Rapper Logic releases a shorter project for the summer ahead of his forthcoming third studio album, set for release later this year, and continues his breakneck pace of releasing music. Being a mixtape, the project ultimately does not live up to a fully realized concept album like The Incredible True Story, but it is still an excellent showcase for Logic to demonstrate his skills over some rather impressive beats from close friend and frequent collaborator 6ix. As he has been mainly criticized for in the past, the songs here remain slightly derivative of contemporaries Kanye West, Kendrick Lamar and Drake, though with this mixtape and the previous album considered, we are definitely moving in a positive direction.
The tape opens on a very strong note with previously released single “Flexicution”, as Logic speeds up his flow to match the feverish and hard-hitting beat, and throws in his typical brand of intelligent braggadocio which has been known to excite and energize the listener. As far as the scope of currently popular rappers go, Logic’s technical skill is quite unmatched as he double and triple-times his flow to deftly navigate through the beats. The speed at which he frequently raps is quite impressive given that his words remain crystal clear. While most faster-paced rappers rarely have the lyrical content to back it up, Logic does in spades. The project is full of clever lines, and while he can tend to fall into a system of set-ups and punchlines, the punchlines are often good enough that we don’t care.
Perhaps one of the biggest reasons many believe Logic to be unoriginal is the fact that he explicitly references his influences almost too often.
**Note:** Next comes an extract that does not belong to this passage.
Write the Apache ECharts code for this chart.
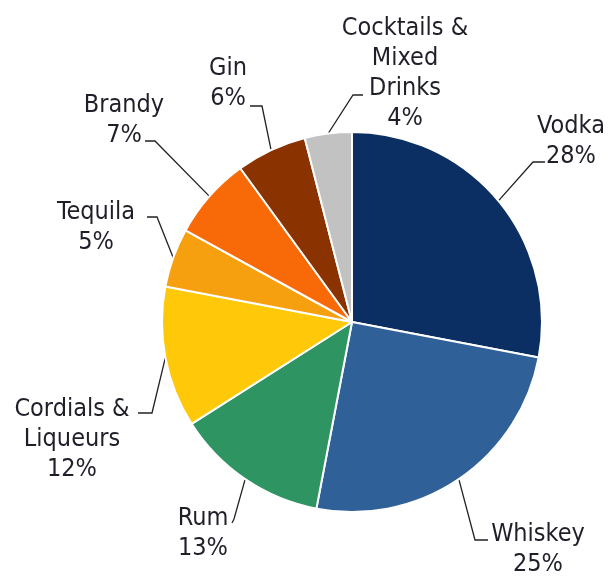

On a project with 8 full tracks, he finds a way to bring up Kanye West by name on 3 of them. He adroitly adopts Kendrick’s style of laid-back and conversational flows on closing track “Deeper Than Money”. The chorus of “Wrist” has Logic declaring that he goes “hard in the paint” and has been “flicking that wrist” – two popular rap songs.
If the lyrics are still a reflection of his peers, his creative direction is certainly cutting a path of its own – especially the way he speaks about his forthcoming third album, saying it is another concept album which he compares to Kanye’s third, Graduation. Logic takes risks on this project, even if they don’t all work. We haven’t heard autotune use from him before, as he employs on the chorus of “The Jam”, and while I probably would have preferred he hadn’t (his voice is honestly pretty good!), it is still interesting.
The instrumentals, too, sound less like they could be throwaways from the popular rap album of the time. Most are large and in your face, matching Logic’s excitable cadence. “Wrist” certainly stands out in this area, containing a beat primarily made up of deafening operatic choir vocals which raise the intimidation factor of the song – a perfect track for featured artist Pusha T’s trademark snarl. And even when the beat isn’t as strong on tracks like “44 Bars”, Logic comes through with the introspective lyricism. A recurring problem he has, however, is his repetitive material. When he delves into the more introspective territory on “Slave” and “Slave II”, they are topics we’ve heard him talk about before. At this point, I already know exactly what Logic thinks about his mixed race upbringing and what it means for his position in the rap game and do not need to hear it again.
“Wrist” collaborators Logic and Pusha T
Logic is one of us. He still comes across as a normal, everyday rap fan that broke away from the pack and made it to the big leagues, and this is not necessarily a bad thing at all. On hilarious skit “A Word From Our Sponsor”, a fan calls Logic and is greeted by a hold message of a man excitedly listing Logic’s many achievements, including his sales numbers, his rapid pace of releasing projects, his message of peace and positivity, and the many platforms he uses to connect with his fans, rhetorically asking “What rapper does that?!” And truly what other rapper would make a song over the beat of a Super Mario soundtrack while proclaiming Uncharted 4 and Jurassic Park “lit” in the background? There are still some kinks to work out, but Logic is carving out his own identity.